Don't Believe the Bad Rap
Classic Costa Rican Dinner
Let's be clear. Costa Ricans don't care much for haute cuisine. Why should they? Between all the hiking, surfing, snorkeling, bird-watching, and beer sipping, who has time to cook? The weather is perfect, the water is warm, beaches stretch for miles along the coast. Inland, the cloud forest rises far above the rainforest canopy. Who needs TV in this playground of monkeys, scarlet macaw, parrots, whales and dolphins? On an adventure with Wilderness Inquiry, along beaches, hiking through the jungle and trekking up Mt. Chirripo, I found the food to be straightforward, easy and fresh.
Unlike their Central American neighbors, Ticos (nickname for these gracious people) don't care much for spice. Their flavors run more sour and sweet. No tamales, no jerk, no spicy chicharrones. The salsa is Chilero, thin as Worchestershire but with a little more kick. Ticos love mayonnaise, endearing their coleslaws to this Minnesota cook. Lime spiked Hellman's graces most grocery shelves.
The mainstay meal is "casado", meaning "man of the house." It's a big plate of rice, lime and chili seasoned black beans, fried plantains, and simple grilled or sauteed fish or chicken. The salad of mixed greens, diced peppers, tomatoes, hearts of palm is served with cruets of sesame oil and balsamic vinegar to dress yourself. salad with a side of vinegar and oil to dress yourself. (It sounds weird is actually pretty darned good.)
Fruit -- pineapple, melon, papaya -- in generous portions, with slices of lime and a sprinkle of salt, often served with each meal, is so sweet and satisfying that on a 90-degree day, it's all I'd have for lunch. Call the food boring, I call it good.
Here's the recipe for a simple black-bean casada. Add grilled fish or chicken and a salad and wedges of lime. Though there's are no monkeys jabbering or parrots fluttering by, the scent of frying plantains carries with it a hint sea salt and tropical sun.
Spicy Black Beans
Serves 6 to 8
Serve these with white or brown rice and fresh tomato or pineapple salsa.
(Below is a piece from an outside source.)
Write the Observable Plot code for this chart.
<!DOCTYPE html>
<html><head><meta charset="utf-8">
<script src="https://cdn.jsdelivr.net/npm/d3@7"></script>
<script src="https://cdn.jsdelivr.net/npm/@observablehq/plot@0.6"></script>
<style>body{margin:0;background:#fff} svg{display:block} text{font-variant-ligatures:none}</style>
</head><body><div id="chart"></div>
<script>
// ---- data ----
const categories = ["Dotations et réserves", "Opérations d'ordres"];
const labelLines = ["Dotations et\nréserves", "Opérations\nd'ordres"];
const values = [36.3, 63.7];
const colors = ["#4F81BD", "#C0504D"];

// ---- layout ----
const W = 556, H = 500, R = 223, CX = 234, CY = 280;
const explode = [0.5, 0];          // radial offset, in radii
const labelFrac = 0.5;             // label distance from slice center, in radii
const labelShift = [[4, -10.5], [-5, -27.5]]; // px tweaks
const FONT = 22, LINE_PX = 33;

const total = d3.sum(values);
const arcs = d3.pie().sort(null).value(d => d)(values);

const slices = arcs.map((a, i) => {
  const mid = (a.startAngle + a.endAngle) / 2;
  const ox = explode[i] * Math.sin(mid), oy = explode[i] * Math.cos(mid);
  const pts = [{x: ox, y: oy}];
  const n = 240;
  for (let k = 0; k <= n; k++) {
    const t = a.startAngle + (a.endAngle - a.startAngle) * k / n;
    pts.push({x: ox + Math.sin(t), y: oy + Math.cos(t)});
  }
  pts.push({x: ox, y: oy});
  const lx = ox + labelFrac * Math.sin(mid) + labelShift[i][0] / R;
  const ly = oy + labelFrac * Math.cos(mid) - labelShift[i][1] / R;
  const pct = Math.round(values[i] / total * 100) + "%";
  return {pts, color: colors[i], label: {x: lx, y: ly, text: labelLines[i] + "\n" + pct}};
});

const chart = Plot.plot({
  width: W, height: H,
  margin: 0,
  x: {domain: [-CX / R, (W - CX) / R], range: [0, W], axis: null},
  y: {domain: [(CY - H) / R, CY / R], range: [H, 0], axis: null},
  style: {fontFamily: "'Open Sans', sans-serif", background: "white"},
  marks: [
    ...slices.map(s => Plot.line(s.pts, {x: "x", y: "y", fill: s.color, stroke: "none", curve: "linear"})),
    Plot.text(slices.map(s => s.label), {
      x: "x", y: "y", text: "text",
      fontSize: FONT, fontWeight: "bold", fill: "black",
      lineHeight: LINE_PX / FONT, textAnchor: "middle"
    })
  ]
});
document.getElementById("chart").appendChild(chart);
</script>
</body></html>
2 cups (about 1 pound) dried black beans, picked over and soaked overnight
2 tablespoons extra-virgin olive oil
1 jalapeno pepper, seeded and chopped
2 cloves garlic, chopped
1 bay leaf
Salt and freshly ground black pepper, to taste
Lime juice for seasoning
Drain the beans. In a large pot, heat the oil, add the onion, jalapeno pepper, garlic and bay leaf and cook until the vegetables begin to soften, about 5 minutes. Add the beans, cover with about 1-inch of water and simmer until tender, about 1-1/2 hours. Remove and discard the bay leaf. Taste the beans and season with salt and pepper and lime juice. Serve along side rice garnished with chopped cilantro and wedges of lime.